- The exercise -
From the entries below, gather every line containing the string "chart".

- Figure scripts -
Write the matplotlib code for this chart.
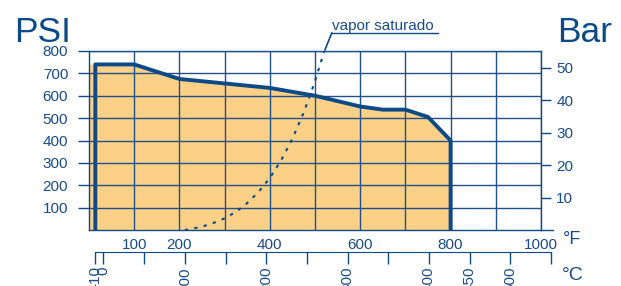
import matplotlib.pyplot as plt

plt.rcParams['font.family'] = ['Liberation Sans', 'DejaVu Sans']

# pressure-temperature rating envelope (degF, psi)
env_temp = [14, 14, 100, 200, 300, 400, 500, 600, 650, 700, 750, 800, 800]
env_psi = [0, 740, 740, 675, 655, 635, 600, 552, 538, 538, 505, 400, 0]

# saturated steam curve (degF, psig)
sat_temp = [212, 225, 250, 275, 300, 325, 350, 375, 400, 425, 450, 475, 490, 500, 510, 520]
sat_psi = [0, 4, 15, 31, 52, 81, 120, 170, 232, 311, 408, 525, 607, 666, 730, 797]

f_ticks = [100, 200, 300, 400, 500, 600, 700, 800, 900, 1000]
f_labels = ['100', '200', '', '400', '', '600', '', '800', '', '1000']
psi_ticks = [100, 200, 300, 400, 500, 600, 700, 800]
bar_ticks = [10, 20, 30, 40, 50]
c_ticks = [-10, 0, 50, 100, 150, 200, 250, 300, 350, 400, 450, 500, 550]
c_labels = ['-10', '0', '', '100', '', '200', '', '300', '', '400', '450', '500', '']

NAVY = '#0b4a86'
TXT = '#1a4c87'
GRID = '#1f5089'
FILL = '#fdd088'

W, H = 621, 286


def main():
    fig = plt.figure(figsize=(W / 100, H / 100), dpi=100)
    ax = fig.add_axes([89 / W, 56 / H, 452 / W, 179 / H])
    ax.set_xlim(0, 1000)
    ax.set_ylim(0, 800)

    fill_t = [0] + env_temp[1:]
    fill_p = [env_psi[1]] + env_psi[1:]
    ax.fill_between(fill_t, fill_p, 0, color=FILL, lw=0, zorder=1)
    ax.plot(env_temp, env_psi, color=NAVY, lw=2.8, zorder=4, solid_joinstyle='round')
    ax.plot(sat_temp, sat_psi, color=NAVY, lw=1.5, ls=(0, (1.6, 3.0)), zorder=4)

    ax.set_xticks(f_ticks)
    ax.set_xticklabels(f_labels)
    ax.set_yticks(psi_ticks)
    ax.grid(True, color=GRID, lw=1, zorder=2)
    ax.set_axisbelow(False)
    ax.tick_params(axis='x', length=0, pad=5.5, labelsize=11, labelcolor=TXT)
    ax.tick_params(axis='y', length=8, width=1, pad=7, color=NAVY, labelsize=11, labelcolor=TXT)
    for s in ax.spines.values():
        s.set_color(NAVY)
        s.set_linewidth(1)
    ax.plot([1000, 1026], [0, 0], color=NAVY, lw=1, clip_on=False)

    # label for saturated steam curve
    ax.plot([537, 772], [880, 880], color=NAVY, lw=1, clip_on=False)
    ax.plot([537, 522], [880, 805], color=NAVY, lw=1.2, clip_on=False)
    ax.text(537, 893, 'vapor saturado', fontsize=11, color=TXT, ha='left', va='baseline')

    ax2 = ax.twinx()
    ax2.set_ylim(0, 800 / 14.5038)
    ax2.set_yticks(bar_ticks)
    ax2.tick_params(axis='y', length=7, width=1, pad=4, color=NAVY, labelsize=11, labelcolor=TXT)
    for s in ax2.spines.values():
        s.set_visible(False)

    # celsius scale
    axc = fig.add_axes([89 / W, 34 / H, 0.452 * 1040 / W, 0.001])
    axc.set_xlim((0 - 32) / 1.8, (1040 - 32) / 1.8)
    axc.set_yticks([])
    for k in ['top', 'left', 'right']:
        axc.spines[k].set_visible(False)
    axc.spines['bottom'].set_color(NAVY)
    axc.spines['bottom'].set_bounds(-10, 550)
    axc.patch.set_visible(False)
    axc.set_xticks(c_ticks)
    axc.set_xticklabels(c_labels, rotation=90)
    axc.tick_params(axis='x', length=8.6, width=1, pad=1.5, color=NAVY, labelsize=11, labelcolor=TXT)

    fig.text(14 / W, 1 - 42 / H, 'PSI', fontsize=25.5, color=NAVY, va='baseline')
    fig.text(557 / W, 1 - 42 / H, 'Bar', fontsize=25.5, color=NAVY, va='baseline')
    fig.text(563 / W, 1 - 240 / H, '°F', fontsize=13, color=TXT, va='center')
    fig.text(562 / W, 1 - 275 / H, '°C', fontsize=14, color=TXT, va='center')

    fig.savefig('out.png', dpi=100)


if __name__ == '__main__':
    main()
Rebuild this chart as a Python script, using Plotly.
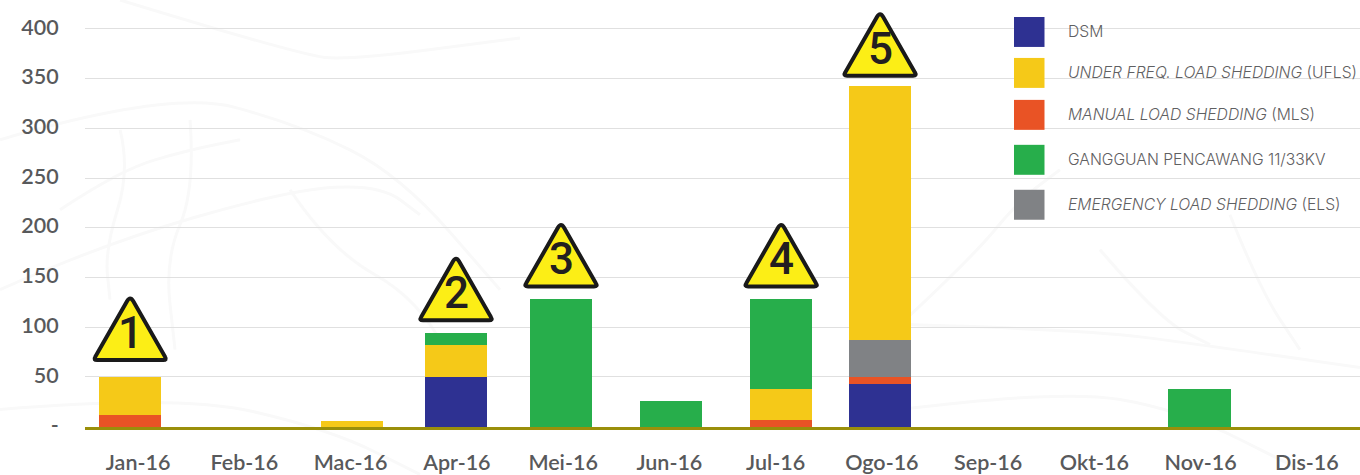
import plotly.graph_objects as go

months = ["Jan-16", "Feb-16", "Mac-16", "Apr-16", "Mei-16", "Jun-16", "Jul-16", "Ogo-16", "Sep-16", "Okt-16", "Nov-16", "Dis-16"]
dsm = [0, 0, 0, 50, 0, 0, 0, 43, 0, 0, 0, 0]
mls = [12, 0, 0, 0, 0, 0, 7, 7, 0, 0, 0, 0]
els = [0, 0, 0, 0, 0, 0, 0, 37, 0, 0, 0, 0]
ufls = [38, 0, 6, 32, 0, 0, 31, 256, 0, 0, 0, 0]
gangguan = [0, 0, 0, 12, 128, 26, 90, 0, 0, 0, 38, 0]

# the printed bars sit slightly off their category centres
bar_nudge = [-0.075, 0, 0.015, -0.008, -0.02, 0.018, 0.052, -0.017, 0, 0, -0.011, 0]
bar_width = 0.585

y_ticks = [0, 50, 100, 150, 200, 250, 300, 350, 400]
y_labels = ["-", "50", "100", "150", "200", "250", "300", "350", "400"]

warning_index = [0, 3, 4, 6, 7]
warning_levels = [65, 105, 139, 139, 351]
warning_labels = ["1", "2", "3", "4", "5"]

legend_names = [
    "DSM",
    "<i>UNDER FREQ. LOAD SHEDDING</i> (UFLS)",
    "<i>MANUAL LOAD SHEDDING</i> (MLS)",
    "GANGGUAN PENCAWANG 11/33KV",
    "<i>EMERGENCY LOAD SHEDDING</i> (ELS)",
]
legend_colors = ["#2e3192", "#f5c918", "#e95325", "#27ae4b", "#808285"]

TEXT = "#58595b"
PLOT_W = 1275
PLOT_L = 85
PLOT_H = 427.5
PX_PER_UNIT = 0.9955
ZERO_PAD = 0.3

# faint leaf-vein watermark behind the chart, in page pixels
veins = [
    [(0, 140), (170, 90), (300, 125), (400, 175), (500, 290)],
    [(0, 290), (100, 245), (290, 190), (380, 185), (420, 215)],
    [(120, 0), (300, 55), (350, 60), (520, 38)],
    [(290, 190), (330, 250), (420, 300), (470, 400)],
    [(60, 210), (120, 170), (190, 150), (240, 140)],
    [(120, 130), (130, 170), (105, 250), (110, 300)],
    [(190, 120), (195, 190), (165, 260), (175, 350)],
    [(900, 325), (970, 260), (1020, 200), (1060, 170)],
    [(905, 325), (1085, 330), (1200, 345), (1360, 368)],
    [(900, 410), (1060, 390), (1180, 410), (1300, 470)],
    [(1100, 250), (1160, 320), (1210, 345)],
    [(1230, 215), (1260, 290), (1300, 350)],
    [(0, 410), (180, 395), (330, 430), (420, 475)],
]


def px_point(x, y):
    return f"{(x - PLOT_L) / PLOT_W:.4f},{1 - y / PLOT_H:.4f}"


def vein_path(points):
    d = "M " + px_point(*points[0])
    for i in range(1, len(points) - 1):
        mx = (points[i][0] + points[i + 1][0]) / 2
        my = (points[i][1] + points[i + 1][1]) / 2
        d += " Q " + px_point(*points[i]) + " " + px_point(mx, my)
    d += " L " + px_point(*points[-1])
    return d


fig = go.Figure()
series = [
    (dsm, legend_colors[0]),
    (mls, legend_colors[2]),
    (els, legend_colors[4]),
    (ufls, legend_colors[1]),
    (gangguan, legend_colors[3]),
]
for vals, col in series:
    fig.add_trace(go.Bar(
        x=months, y=vals, width=bar_width,
        offset=[n - bar_width / 2 for n in bar_nudge],
        marker=dict(color=col, line=dict(width=0)),
        showlegend=False,
    ))

shapes = []
annotations = []
for pts in veins:
    shapes.append(dict(
        type="path", xref="paper", yref="paper", layer="below",
        path=vein_path(pts), line=dict(color="#f9f9f9", width=3),
    ))

# warning triangles: anchored to the data axes, sized in pixels (positive y is up)
TRIANGLE = "M -33,2 Q -37,2 -35,5 L -3,61 Q 0,66 3,61 L 35,5 Q 37,2 33,2 Z"
for idx, level, lab in zip(warning_index, warning_levels, warning_labels):
    cx = idx + bar_nudge[idx]
    shapes.append(dict(
        type="path", xref="x", yref="y", xsizemode="pixel", ysizemode="pixel",
        xanchor=cx, yanchor=level, layer="above", path=TRIANGLE,
        fillcolor="#fcee16", line=dict(color="#1a1a1a", width=4),
    ))
    annotations.append(dict(
        x=cx, y=level, xref="x", yref="y", text=lab, showarrow=False,
        yanchor="bottom", yshift=1, xanchor="center",
        font=dict(family="Roboto", size=44, color="#231f20", weight=500),
    ))

# legend, drawn by hand because its rows are unevenly spaced
legend_rows = [32, 73, 115, 160, 205]
for name, col, row in zip(legend_names, legend_colors, legend_rows):
    shapes.append(dict(
        type="rect", xref="paper", yref="paper", layer="above",
        x0=(1014 - PLOT_L) / PLOT_W, x1=(1044.5 - PLOT_L) / PLOT_W,
        y0=1 - (row + 15) / PLOT_H, y1=1 - (row - 15) / PLOT_H,
        fillcolor=col, line=dict(width=0),
    ))
    annotations.append(dict(
        x=(1066 - PLOT_L) / PLOT_W, y=1 - row / PLOT_H, xref="paper", yref="paper",
        text=name, showarrow=False, xanchor="left", yanchor="middle",
        font=dict(family="Inter", size=15.7, color="#5f6062", weight=300),
    ))

fig.update_layout(
    barmode="stack",
    width=1360, height=475,
    margin=dict(l=PLOT_L, r=0, t=0, b=475 - PLOT_H),
    paper_bgcolor="white", plot_bgcolor="rgba(0,0,0,0)",
    shapes=shapes, annotations=annotations,
    showlegend=False,
    xaxis=dict(
        type="category", categoryorder="array", categoryarray=months,
        range=[-0.5, 11.5], showgrid=False, showline=True, linecolor="#9a8f0a", linewidth=2.5,
        ticks="outside", ticklen=14, tickcolor="rgba(0,0,0,0)", automargin=False,
        tickfont=dict(family="Lato", size=21.5, color=TEXT, weight=600), tickangle=0,
    ),
    yaxis=dict(
        range=[-ZERO_PAD, (PLOT_H / PX_PER_UNIT) - ZERO_PAD],
        tickvals=y_ticks, ticktext=y_labels, showgrid=True,
        gridcolor="#e0e0e0", gridwidth=1.2, zeroline=False, showline=False,
        ticks="outside", ticklen=21, tickcolor="rgba(0,0,0,0)", ticklabelshift=-2, automargin=False,
        tickfont=dict(family="Lato", size=21.5, color=TEXT, weight=600),
    ),
)

fig.write_html("out.html", config=dict(displayModeBar=False), post_script="document.body.style.margin='0';")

- Expected answer -
Write the matplotlib code for this chart.
Rebuild this chart as a Python script, using Plotly.
# faint leaf-vein watermark behind the chart, in page pixels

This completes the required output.